When an exceptional halt occurs, the context is flagged as consuming all of its allocated gas and is marked as reverted
with no output data, and then execution within the current context ends.
machineState.l2GasLeft = 0
machineState.daGasLeft = 0
results.reverted = true
// results.output remains empty
The AVM's exceptional halting conditions area listed below:
- Insufficient gas
assert machineState.l2GasLeft - instr.l2GasCost >= 0
assert machineState.daGasLeft - instr.l2GasCost >= 0 - Invalid instruction encountered
assert instructions[machineState.pc].opcode <= MAX_AVM_OPCODE
- Jump destination past end of program
assert instructions[machineState.pc].opcode not in {JUMP, JUMPI, INTERNALCALL}
OR instr.args.loc < instructions.length - Failed memory tag check
- Defined per-instruction in the Instruction Set
- Out of bounds memory access (max memory offset is )

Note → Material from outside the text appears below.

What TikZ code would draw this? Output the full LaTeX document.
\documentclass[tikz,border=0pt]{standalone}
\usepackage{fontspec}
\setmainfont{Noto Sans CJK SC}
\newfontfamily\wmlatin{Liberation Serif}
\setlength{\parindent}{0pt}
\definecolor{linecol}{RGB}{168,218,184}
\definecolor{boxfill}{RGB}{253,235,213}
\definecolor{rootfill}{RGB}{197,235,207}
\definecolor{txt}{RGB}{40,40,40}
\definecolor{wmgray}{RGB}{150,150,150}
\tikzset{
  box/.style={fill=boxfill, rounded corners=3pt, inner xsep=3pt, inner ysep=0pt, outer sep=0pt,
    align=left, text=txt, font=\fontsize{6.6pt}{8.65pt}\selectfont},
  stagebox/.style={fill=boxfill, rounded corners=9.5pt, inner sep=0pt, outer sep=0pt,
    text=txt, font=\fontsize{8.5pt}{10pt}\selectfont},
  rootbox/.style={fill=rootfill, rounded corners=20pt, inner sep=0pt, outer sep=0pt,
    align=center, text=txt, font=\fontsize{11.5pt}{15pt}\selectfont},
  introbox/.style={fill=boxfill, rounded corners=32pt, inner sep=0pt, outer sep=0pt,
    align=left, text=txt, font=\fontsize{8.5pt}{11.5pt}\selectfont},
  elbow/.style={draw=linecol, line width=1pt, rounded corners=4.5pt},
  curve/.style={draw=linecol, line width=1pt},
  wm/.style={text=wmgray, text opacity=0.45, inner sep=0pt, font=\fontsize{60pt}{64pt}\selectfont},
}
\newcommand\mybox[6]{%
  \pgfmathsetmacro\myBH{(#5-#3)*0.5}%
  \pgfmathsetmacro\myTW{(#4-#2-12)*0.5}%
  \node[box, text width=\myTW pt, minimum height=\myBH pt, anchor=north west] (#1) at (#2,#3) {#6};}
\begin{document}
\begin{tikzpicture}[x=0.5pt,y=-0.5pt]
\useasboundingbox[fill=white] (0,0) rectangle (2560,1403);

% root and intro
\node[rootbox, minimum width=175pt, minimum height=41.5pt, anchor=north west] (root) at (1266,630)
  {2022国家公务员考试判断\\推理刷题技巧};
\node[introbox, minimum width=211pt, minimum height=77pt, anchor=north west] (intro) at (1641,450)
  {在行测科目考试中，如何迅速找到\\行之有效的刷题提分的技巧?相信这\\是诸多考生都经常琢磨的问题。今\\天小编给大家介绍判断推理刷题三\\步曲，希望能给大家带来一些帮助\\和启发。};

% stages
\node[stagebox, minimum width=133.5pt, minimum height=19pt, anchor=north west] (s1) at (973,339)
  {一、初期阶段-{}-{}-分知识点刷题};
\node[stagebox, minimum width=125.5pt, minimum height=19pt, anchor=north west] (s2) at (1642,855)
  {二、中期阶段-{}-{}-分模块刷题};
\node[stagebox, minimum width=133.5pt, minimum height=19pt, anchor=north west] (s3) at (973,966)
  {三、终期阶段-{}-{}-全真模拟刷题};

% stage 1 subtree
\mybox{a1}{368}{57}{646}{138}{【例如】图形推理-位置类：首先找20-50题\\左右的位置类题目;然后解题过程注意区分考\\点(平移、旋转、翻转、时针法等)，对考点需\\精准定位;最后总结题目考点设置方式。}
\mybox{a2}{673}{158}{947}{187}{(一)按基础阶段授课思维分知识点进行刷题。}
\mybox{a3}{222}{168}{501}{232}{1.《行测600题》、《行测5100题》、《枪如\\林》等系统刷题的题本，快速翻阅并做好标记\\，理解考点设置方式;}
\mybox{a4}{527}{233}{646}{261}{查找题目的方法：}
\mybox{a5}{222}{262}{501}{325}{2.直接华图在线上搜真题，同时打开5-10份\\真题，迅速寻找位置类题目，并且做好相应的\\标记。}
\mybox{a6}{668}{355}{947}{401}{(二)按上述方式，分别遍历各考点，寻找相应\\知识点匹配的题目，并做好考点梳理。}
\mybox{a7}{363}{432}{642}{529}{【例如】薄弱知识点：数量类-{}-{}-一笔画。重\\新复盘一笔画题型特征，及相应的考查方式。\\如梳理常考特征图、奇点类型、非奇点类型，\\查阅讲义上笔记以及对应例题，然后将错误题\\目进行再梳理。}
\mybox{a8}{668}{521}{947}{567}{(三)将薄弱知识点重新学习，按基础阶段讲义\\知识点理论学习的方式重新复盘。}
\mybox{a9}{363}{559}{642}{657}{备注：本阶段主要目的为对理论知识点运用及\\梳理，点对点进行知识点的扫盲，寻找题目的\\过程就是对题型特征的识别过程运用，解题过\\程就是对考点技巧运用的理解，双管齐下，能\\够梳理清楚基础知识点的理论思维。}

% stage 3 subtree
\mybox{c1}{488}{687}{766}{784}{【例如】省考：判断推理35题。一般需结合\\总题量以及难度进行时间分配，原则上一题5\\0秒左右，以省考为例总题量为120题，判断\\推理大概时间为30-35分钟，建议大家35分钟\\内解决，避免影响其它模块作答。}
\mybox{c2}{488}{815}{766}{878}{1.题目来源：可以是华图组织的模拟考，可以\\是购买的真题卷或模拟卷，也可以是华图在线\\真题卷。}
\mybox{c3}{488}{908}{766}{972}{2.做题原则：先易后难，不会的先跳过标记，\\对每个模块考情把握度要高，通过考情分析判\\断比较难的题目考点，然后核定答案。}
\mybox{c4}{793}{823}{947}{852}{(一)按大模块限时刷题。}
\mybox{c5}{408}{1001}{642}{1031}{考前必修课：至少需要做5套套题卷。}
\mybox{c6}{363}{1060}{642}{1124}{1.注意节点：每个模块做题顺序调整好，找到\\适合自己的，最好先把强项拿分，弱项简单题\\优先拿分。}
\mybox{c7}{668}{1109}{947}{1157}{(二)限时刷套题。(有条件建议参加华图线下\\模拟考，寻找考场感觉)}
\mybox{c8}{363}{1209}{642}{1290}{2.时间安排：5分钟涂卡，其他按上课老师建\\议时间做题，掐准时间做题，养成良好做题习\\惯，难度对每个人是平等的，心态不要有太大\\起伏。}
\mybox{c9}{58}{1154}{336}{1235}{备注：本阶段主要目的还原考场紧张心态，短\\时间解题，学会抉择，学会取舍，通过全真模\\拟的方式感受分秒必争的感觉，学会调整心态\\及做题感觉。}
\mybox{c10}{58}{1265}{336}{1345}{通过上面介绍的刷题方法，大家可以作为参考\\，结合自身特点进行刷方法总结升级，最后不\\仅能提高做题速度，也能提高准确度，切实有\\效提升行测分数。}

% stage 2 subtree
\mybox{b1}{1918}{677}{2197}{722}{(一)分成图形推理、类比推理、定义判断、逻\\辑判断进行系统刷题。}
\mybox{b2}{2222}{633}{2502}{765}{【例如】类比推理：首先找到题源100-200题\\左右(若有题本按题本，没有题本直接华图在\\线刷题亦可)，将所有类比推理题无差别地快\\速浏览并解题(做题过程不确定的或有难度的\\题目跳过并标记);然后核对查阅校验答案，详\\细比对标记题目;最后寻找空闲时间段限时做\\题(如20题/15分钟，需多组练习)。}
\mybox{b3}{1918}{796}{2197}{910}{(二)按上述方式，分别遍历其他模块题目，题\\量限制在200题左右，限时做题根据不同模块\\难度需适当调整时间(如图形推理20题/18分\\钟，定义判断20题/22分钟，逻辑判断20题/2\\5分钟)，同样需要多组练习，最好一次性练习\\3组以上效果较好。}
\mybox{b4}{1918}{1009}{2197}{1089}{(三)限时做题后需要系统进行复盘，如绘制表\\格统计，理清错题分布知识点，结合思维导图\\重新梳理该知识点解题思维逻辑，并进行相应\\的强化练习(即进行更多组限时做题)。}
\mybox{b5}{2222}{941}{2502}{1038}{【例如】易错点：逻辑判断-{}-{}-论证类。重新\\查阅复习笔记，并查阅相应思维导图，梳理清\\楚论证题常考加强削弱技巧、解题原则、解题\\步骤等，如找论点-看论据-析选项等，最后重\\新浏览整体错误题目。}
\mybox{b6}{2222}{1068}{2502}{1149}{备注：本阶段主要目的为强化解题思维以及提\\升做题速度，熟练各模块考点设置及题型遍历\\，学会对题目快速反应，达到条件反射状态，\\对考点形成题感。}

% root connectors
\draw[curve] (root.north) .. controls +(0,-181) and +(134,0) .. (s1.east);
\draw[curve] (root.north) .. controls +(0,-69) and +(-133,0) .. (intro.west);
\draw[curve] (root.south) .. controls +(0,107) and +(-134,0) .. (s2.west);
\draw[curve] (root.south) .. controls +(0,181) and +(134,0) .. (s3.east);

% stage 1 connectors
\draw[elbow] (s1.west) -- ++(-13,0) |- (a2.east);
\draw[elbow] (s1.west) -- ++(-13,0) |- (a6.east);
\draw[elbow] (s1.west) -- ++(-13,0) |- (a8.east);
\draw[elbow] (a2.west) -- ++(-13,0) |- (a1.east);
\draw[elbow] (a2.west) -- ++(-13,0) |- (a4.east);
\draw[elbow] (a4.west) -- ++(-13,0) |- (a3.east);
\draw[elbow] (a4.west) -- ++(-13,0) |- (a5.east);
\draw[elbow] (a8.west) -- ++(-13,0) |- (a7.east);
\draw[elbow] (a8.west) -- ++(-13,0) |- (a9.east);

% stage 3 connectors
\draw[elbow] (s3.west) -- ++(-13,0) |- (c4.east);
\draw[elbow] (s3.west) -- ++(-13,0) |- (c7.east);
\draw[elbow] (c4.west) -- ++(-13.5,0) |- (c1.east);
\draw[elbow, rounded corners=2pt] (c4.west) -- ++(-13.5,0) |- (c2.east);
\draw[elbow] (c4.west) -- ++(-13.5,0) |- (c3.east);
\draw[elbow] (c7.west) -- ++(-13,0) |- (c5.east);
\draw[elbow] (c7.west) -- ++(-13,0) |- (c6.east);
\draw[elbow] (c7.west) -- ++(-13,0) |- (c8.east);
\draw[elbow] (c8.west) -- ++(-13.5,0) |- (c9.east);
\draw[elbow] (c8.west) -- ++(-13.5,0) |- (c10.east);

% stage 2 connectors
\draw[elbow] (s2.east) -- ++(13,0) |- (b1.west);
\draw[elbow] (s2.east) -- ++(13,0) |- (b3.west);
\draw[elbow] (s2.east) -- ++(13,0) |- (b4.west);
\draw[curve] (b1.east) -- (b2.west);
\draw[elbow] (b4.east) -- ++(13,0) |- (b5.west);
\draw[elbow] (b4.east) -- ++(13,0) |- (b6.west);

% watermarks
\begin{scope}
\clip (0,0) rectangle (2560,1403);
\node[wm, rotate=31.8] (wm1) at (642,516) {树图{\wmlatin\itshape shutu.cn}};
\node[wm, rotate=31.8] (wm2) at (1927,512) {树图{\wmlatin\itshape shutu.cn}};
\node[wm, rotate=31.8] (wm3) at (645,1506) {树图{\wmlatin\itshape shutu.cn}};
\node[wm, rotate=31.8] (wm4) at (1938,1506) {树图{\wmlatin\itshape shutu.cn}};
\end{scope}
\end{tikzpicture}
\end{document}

for offset in instr.args.*Offset:
assert offset < 2^32 - World state modification attempt during a static call
assert !environment.isStaticCall
OR instructions[machineState.pc].opcode not in WS_AS_MODIFYING_OPSDefinition:
WS_AS_MODIFYING_OPS
represents the list of all opcodes corresponding to instructions that modify world state or accrued substate. - Maximum contract call depth (1024) exceeded
assert environment.contractCallDepth <= 1024
assert instructions[machineState.pc].opcode not in {CALL, STATICCALL, DELEGATECALL}
OR environment.contractCallDepth < 1024 - Maximum contract call calls per execution request (1024) exceeded
assert worldStateAccessTrace.contractCalls.length <= 1024
assert instructions[machineState.pc].opcode not in {CALL, STATICCALL, DELEGATECALL}
OR worldStateAccessTrace.contractCalls.length < 1024 - Maximum internal call depth (1024) exceeded
assert machineState.internalCallStack.length <= 1024
assert instructions[machineState.pc].opcode != INTERNALCALL
OR environment.contractCallDepth < 1024 - Maximum world state accesses (1024-per-category) exceeded
assert worldStateAccessTrace.publicStorageReads.length <= 1024
AND worldStateAccessTrace.publicStorageWrites.length <= 1024
AND worldStateAccessTrace.noteHashChecks.length <= 1024
AND worldStateAccessTrace.noteHashes.length <= 1024
AND worldStateAccessTrace.nullifierChecks.length <= 1024
AND worldStateAccessTrace.nullifiers.length <= 1024
AND worldStateAccessTrace.l1ToL2MessageChecks.length <= 1024
AND worldStateAccessTrace.archiveChecks.length <= 1024
// Storage
assert instructions[machineState.pc].opcode != SLOAD
OR worldStateAccessTrace.publicStorageReads.length < 1024
assert instructions[machineState.pc].opcode != SSTORE
OR worldStateAccessTrace.publicStorageWrites.length < 1024
// Note hashes
assert instructions[machineState.pc].opcode != NOTEHASHEXISTS
OR noteHashChecks.length < 1024
assert instructions[machineState.pc].opcode != EMITNOTEHASH
OR noteHashes.length < 1024
// Nullifiers
assert instructions[machineState.pc].opcode != NULLIFIEREXISTS
OR nullifierChecks.length < 1024
assert instructions[machineState.pc].opcode != EMITNULLIFIER
OR nullifiers.length < 1024
// Read L1 to L2 messages
assert instructions[machineState.pc].opcode != L1TOL2MSGEXISTS
OR worldStateAccessTrace.l1ToL2MessagesChecks.length < 1024 - Maximum accrued substate entries (per-category) exceeded
assert accruedSubstate.unencryptedLogs.length <= MAX_UNENCRYPTED_LOGS
AND accruedSubstate.sentL2ToL1Messages.length <= MAX_SENT_L2_TO_L1_MESSAGES
// Unencrypted logs
assert instructions[machineState.pc].opcode != EMITUNENCRYPTEDLOG
OR unencryptedLogs.length < MAX_UNENCRYPTED_LOGS
// Sent L2 to L1 messages
assert instructions[machineState.pc].opcode != SENDL2TOL1MSG
OR sentL2ToL1Messages.length < MAX_SENT_L2_TO_L1_MESSAGESNote that ideally the AVM should limit the total accrued substate entries per-category instead of the entries per-call.